One of my personal struggles is that a bunch of choices I made when I was 17 have gone on to permanently alter my life. I’ve become a dude who is on the road for months out of the year and there is nothing I can do to change that. I don’t regret any of it necessarily but it certainly opened me up to some existential struggles that I never realized I was going to have to face. Odds are – if you’re trying to do this for real then you are going to find yourself in a similar situation. This is because the music industry, when approached seriously, is more than just a full time job, it’s almost more of a psychological disorder that forces you to work nonstop and grind away until maybe, just maybe you find a way to make just barely enough money to live off of. In other words, the poverty line? Well that’s the goal.

That’s what you are seeing, with the decentralization of music, more and more people moving from hip and happening cities to the suburbs, or even really rural parts of the world. The amount of money you can save is insane, and when you have the choice between living in New York City and hemorrhaging money on rent and bills versus paying a third of that to live in a more mundane environment… Well it seems fairly obvious what kind of choice you should be making. Especially if your work is exclusively online, as is with so many music industry professionals. While there certainly are merits to living in the city (I certainly don’t plan to leave anytime soon) one needs to keep these things in mind and remember that the ‘burbs are always an option. And this is only the beginning of the lifestyle changes brought on by music.

To list all of the changes music brings on would be a Sisyphean task, but what you do need to know is that I never thought I would break as many laws, have as many friends who were addicts, and drink quite as much as I do if had never gotten into this in the first place. Toss in the late nights, early mornings and perpetual singleness (Although there are a nice handful of hookups with groupies balancing this one out) and you start to get a sense for how painful this can be. Am I complaining? No. There are a lot of great things that come from this lifestyle too, not just the seemingly perpetual gift that is free pizza (And boy, there is a lot of free pizza) you get to meet people from all over the world and develop new interests with folks who truly ‘get it’. It’s just that there’s a lot of downsides, physically, emotionally and mentally you are going to have to deal with.

Don’t take this as a letter of discouragement, I regret nothing about dropping out of college to do this. Its just that you nee to be aware that surviving in music require a very specific personality type. It requires being willing to think long term. In many ways you have to, because falling asleep drunk on yet another strangers floor? Well that doesn’t seem like a good time at all, unless you can couch it in the hope of something greater. So yes your diet will be shitty, probably for the rest of your life, and you need to ask yourself – is that worth it as compared to the benefits? For a lot of people it is not, and that’s fine, you can still interact with music, but it’s probably better if you back off from doing it full time.

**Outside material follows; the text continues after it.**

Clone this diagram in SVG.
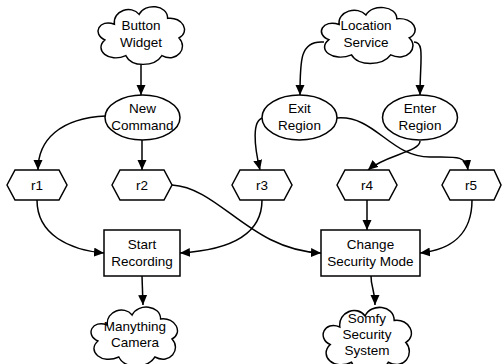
<svg xmlns="http://www.w3.org/2000/svg" width="502" height="364" viewBox="0 0 502 364">
<style>
.s{fill:#fff;stroke:#000;stroke-width:1.5}
.t{font-family:"Liberation Sans",Arial,sans-serif;font-size:13.5px;fill:#000;text-anchor:middle}
.c{fill:none;stroke:#000;stroke-width:1.5;marker-end:url(#ah)}
</style>
<defs>
<marker id="ah" markerUnits="userSpaceOnUse" markerWidth="12" markerHeight="10" refX="10" refY="4.5" orient="auto">
<path d="M0,0 L10,4.5 L0,9 Z" fill="#000"/>
</marker>
<path id="cloud" d="M-28,-10 C-30,-24 -10,-30 -2,-20 C4,-32 28,-30 28,-16 C44,-18 52,-2 40,4 C50,14 38,30 22,22 C14,34 -10,34 -16,22 C-34,30 -50,16 -38,6 C-52,0 -44,-16 -28,-10 Z"/>
</defs>
<rect width="502" height="364" fill="#fff"/>
<g id="connectors">
<path class="c" d="M141,63 L141,95"/>
<path class="c" d="M324,42 C300,40 300,60 300,95"/>
<path class="c" d="M414,42 C425,42 420,60 420,95"/>
<path class="c" d="M106,116 C60,118 38,140 38,170"/>
<path class="c" d="M142,140 L142,170"/>
<path class="c" d="M263,118 C252,120 254,145 260,170"/>
<path class="c" d="M337,118 C375,115 390,157 430,157 C455,157 466,155 468,170"/>
<path class="c" d="M420,141 C420,152 385,155 368,170"/>
<path class="c" d="M37,200 C37,235 70,250 104,253"/>
<path class="c" d="M172,185 C220,188 250,250 321,253"/>
<path class="c" d="M262,200 C262,235 230,250 180,253"/>
<path class="c" d="M367,200 L367,230"/>
<path class="c" d="M472,200 C472,235 450,250 420,253"/>
<path class="c" d="M142,276 L143,305"/>
<path class="c" d="M371,276 C371,288 375,290 375,305"/>
</g>
<g id="button-widget">
<use href="#cloud" class="s" transform="translate(141,34) scale(0.95,0.98)"/>
<text class="t" x="141" y="30">Button</text><text class="t" x="141" y="47">Widget</text>
</g>
<g id="location-service">
<use href="#cloud" class="s" transform="translate(368,34) scale(1.03,0.95)"/>
<text class="t" x="366" y="30">Location</text><text class="t" x="366" y="47">Service</text>
</g>
<g id="new-command">
<ellipse class="s" cx="142.5" cy="117.5" rx="37.5" ry="22.5"/>
<text class="t" x="142.5" y="113">New</text><text class="t" x="142.5" y="130">Command</text>
</g>
<g id="exit-region">
<ellipse class="s" cx="299.5" cy="117.5" rx="37.5" ry="22.5"/>
<text class="t" x="299.5" y="113">Exit</text><text class="t" x="299.5" y="130">Region</text>
</g>
<g id="enter-region">
<ellipse class="s" cx="420" cy="117.5" rx="37.5" ry="22.5"/>
<text class="t" x="420" y="113">Enter</text><text class="t" x="420" y="130">Region</text>
</g>
<g id="r1"><polygon class="s" points="7,185 15,170 59,170 67,185 59,200 15,200"/><text class="t" x="37" y="190">r1</text></g>
<g id="r2"><polygon class="s" points="112,185 120,170 164,170 172,185 164,200 120,200"/><text class="t" x="142" y="190">r2</text></g>
<g id="r3"><polygon class="s" points="232,185 240,170 284,170 292,185 284,200 240,200"/><text class="t" x="262" y="190">r3</text></g>
<g id="r4"><polygon class="s" points="337,185 345,170 389,170 397,185 389,200 345,200"/><text class="t" x="367" y="190">r4</text></g>
<g id="r5"><polygon class="s" points="442,185 450,170 494,170 501,185 494,200 450,200"/><text class="t" x="471" y="190">r5</text></g>
<g id="start-recording">
<rect class="s" x="104" y="230" width="76" height="46"/>
<text class="t" x="142" y="249">Start</text><text class="t" x="142" y="266">Recording</text>
</g>
<g id="change-security-mode">
<rect class="s" x="321" y="230" width="99" height="46"/>
<text class="t" x="370.5" y="249">Change</text><text class="t" x="370.5" y="266">Security Mode</text>
</g>
<g id="manything-camera">
<use href="#cloud" class="s" transform="translate(134,335) scale(0.95,1)"/>
<text class="t" x="135" y="331">Manything</text><text class="t" x="135" y="347">Camera</text>
</g>
<g id="somfy">
<use href="#cloud" class="s" transform="translate(367,338) scale(0.97,1.1)"/>
<text class="t" x="367" y="323">Somfy</text><text class="t" x="367" y="339">Security</text><text class="t" x="367" y="355">System</text>
</g>
</svg>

This is one of the main messages I seek to get across with this blog – that you need to weigh things out before diving into them. This is an industry that requires a lot of heart an the willingness to suffer a lot. Odds are if you dive into the music industry you are going to be in pain almost non stop and the easiest way to fix that will be the cheap beer people keep buying you. Of course… I think you can see how this becomes a massive problem further down the line, and explains why so man musicians become burnouts. You need to be careful going forward, but I know you can do it. Just walk with knowledge and a touch of grace.